→ WHAT IS BEING ASKED: Only the lines from the start of the data through the line with "3.05, 3.08, 3.08];" belong in the copy. Restate them word for word, minus the pictures.

→ STORED DATA:
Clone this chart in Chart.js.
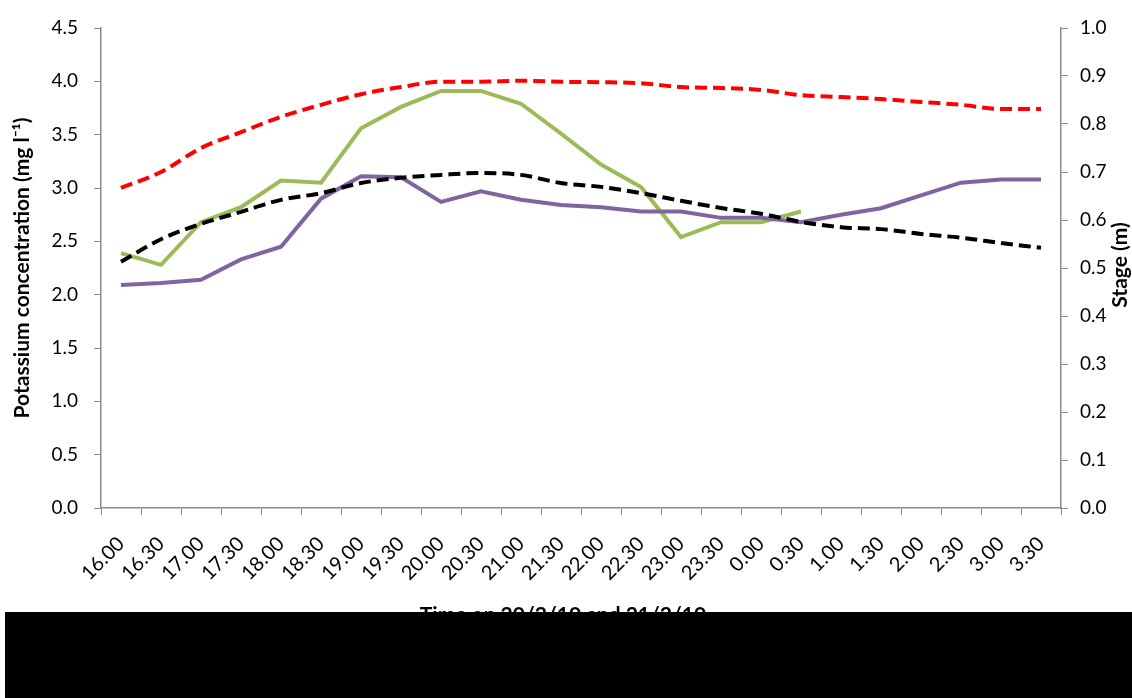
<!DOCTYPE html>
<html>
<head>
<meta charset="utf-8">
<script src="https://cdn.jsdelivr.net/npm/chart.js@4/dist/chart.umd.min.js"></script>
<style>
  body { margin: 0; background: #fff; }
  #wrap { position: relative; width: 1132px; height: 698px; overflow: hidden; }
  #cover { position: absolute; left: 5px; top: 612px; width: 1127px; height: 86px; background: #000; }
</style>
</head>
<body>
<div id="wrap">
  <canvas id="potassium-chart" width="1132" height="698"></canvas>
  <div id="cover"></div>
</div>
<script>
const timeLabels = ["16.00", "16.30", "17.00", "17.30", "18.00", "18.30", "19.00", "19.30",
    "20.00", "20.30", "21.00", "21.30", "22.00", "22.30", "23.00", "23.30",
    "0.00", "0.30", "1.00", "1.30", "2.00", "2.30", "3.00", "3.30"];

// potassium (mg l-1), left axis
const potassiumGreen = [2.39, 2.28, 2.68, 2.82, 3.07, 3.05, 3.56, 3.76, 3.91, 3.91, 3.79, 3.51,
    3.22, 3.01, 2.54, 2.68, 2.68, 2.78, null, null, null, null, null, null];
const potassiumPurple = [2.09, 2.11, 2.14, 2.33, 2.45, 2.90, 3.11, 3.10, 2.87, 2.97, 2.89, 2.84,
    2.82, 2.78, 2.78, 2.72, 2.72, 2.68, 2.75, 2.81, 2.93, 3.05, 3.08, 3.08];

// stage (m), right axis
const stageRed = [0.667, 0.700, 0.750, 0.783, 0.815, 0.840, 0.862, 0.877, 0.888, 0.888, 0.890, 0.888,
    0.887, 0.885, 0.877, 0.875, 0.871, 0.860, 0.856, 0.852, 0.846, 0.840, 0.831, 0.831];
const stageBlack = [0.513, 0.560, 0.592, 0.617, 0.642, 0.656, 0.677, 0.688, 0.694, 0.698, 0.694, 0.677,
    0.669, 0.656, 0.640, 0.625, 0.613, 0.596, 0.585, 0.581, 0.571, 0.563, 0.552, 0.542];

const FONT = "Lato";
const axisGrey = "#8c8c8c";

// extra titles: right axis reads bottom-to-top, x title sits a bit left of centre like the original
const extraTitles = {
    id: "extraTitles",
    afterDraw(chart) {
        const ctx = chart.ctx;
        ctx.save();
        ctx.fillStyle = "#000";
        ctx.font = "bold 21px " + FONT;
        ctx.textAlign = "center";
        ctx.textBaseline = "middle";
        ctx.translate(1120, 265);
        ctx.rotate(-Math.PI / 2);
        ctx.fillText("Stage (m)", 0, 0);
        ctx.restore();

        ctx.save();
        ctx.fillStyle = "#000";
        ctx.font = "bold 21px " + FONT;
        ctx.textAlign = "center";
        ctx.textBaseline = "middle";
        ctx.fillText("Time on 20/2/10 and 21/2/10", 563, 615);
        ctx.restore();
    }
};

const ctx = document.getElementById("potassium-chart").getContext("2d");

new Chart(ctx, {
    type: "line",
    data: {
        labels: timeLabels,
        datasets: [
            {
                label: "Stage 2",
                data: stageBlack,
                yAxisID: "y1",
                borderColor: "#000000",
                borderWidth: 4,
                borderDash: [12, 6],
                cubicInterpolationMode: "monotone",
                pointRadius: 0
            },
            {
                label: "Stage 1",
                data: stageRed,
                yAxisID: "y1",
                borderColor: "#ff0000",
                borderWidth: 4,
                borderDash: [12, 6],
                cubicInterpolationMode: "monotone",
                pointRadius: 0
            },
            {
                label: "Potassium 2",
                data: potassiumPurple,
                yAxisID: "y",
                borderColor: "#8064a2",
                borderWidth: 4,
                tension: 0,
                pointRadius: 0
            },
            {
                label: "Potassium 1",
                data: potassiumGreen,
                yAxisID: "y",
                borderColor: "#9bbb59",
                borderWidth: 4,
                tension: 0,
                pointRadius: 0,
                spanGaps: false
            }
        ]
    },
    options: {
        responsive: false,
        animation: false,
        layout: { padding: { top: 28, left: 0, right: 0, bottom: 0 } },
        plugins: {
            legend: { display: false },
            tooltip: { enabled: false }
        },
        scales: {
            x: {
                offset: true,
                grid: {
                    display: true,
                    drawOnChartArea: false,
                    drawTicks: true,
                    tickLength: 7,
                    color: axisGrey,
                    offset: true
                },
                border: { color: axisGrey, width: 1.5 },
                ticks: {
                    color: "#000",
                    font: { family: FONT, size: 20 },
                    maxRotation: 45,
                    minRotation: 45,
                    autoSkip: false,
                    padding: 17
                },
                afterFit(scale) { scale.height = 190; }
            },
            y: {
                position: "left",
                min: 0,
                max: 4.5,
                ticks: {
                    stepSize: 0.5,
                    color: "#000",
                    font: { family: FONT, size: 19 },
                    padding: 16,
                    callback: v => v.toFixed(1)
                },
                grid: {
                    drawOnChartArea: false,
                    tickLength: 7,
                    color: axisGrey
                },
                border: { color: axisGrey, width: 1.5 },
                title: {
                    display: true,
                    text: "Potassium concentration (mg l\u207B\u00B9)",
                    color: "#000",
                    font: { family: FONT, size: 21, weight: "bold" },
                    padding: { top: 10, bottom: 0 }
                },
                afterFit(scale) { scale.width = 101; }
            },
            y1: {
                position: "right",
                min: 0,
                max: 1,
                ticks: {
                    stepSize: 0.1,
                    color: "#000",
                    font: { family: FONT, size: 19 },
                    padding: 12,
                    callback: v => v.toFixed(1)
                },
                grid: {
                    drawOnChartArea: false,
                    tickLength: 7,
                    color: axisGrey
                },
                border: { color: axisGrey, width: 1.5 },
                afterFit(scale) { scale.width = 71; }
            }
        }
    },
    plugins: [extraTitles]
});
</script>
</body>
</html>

→ FINAL RESULT:
Clone this chart in Chart.js.
<!DOCTYPE html>
<html>
<head>
<meta charset="utf-8">
<script src="https://cdn.jsdelivr.net/npm/chart.js@4/dist/chart.umd.min.js"></script>
<style>
  body { margin: 0; background: #fff; }
  #wrap { position: relative; width: 1132px; height: 698px; overflow: hidden; }
  #cover { position: absolute; left: 5px; top: 612px; width: 1127px; height: 86px; background: #000; }
</style>
</head>
<body>
<div id="wrap">
  <canvas id="potassium-chart" width="1132" height="698"></canvas>
  <div id="cover"></div>
</div>
<script>
const timeLabels = ["16.00", "16.30", "17.00", "17.30", "18.00", "18.30", "19.00", "19.30",
    "20.00", "20.30", "21.00", "21.30", "22.00", "22.30", "23.00", "23.30",
    "0.00", "0.30", "1.00", "1.30", "2.00", "2.30", "3.00", "3.30"];

// potassium (mg l-1), left axis
const potassiumGreen = [2.39, 2.28, 2.68, 2.82, 3.07, 3.05, 3.56, 3.76, 3.91, 3.91, 3.79, 3.51,
    3.22, 3.01, 2.54, 2.68, 2.68, 2.78, null, null, null, null, null, null];
const potassiumPurple = [2.09, 2.11, 2.14, 2.33, 2.45, 2.90, 3.11, 3.10, 2.87, 2.97, 2.89, 2.84,
    2.82, 2.78, 2.78, 2.72, 2.72, 2.68, 2.75, 2.81, 2.93, 3.05, 3.08, 3.08];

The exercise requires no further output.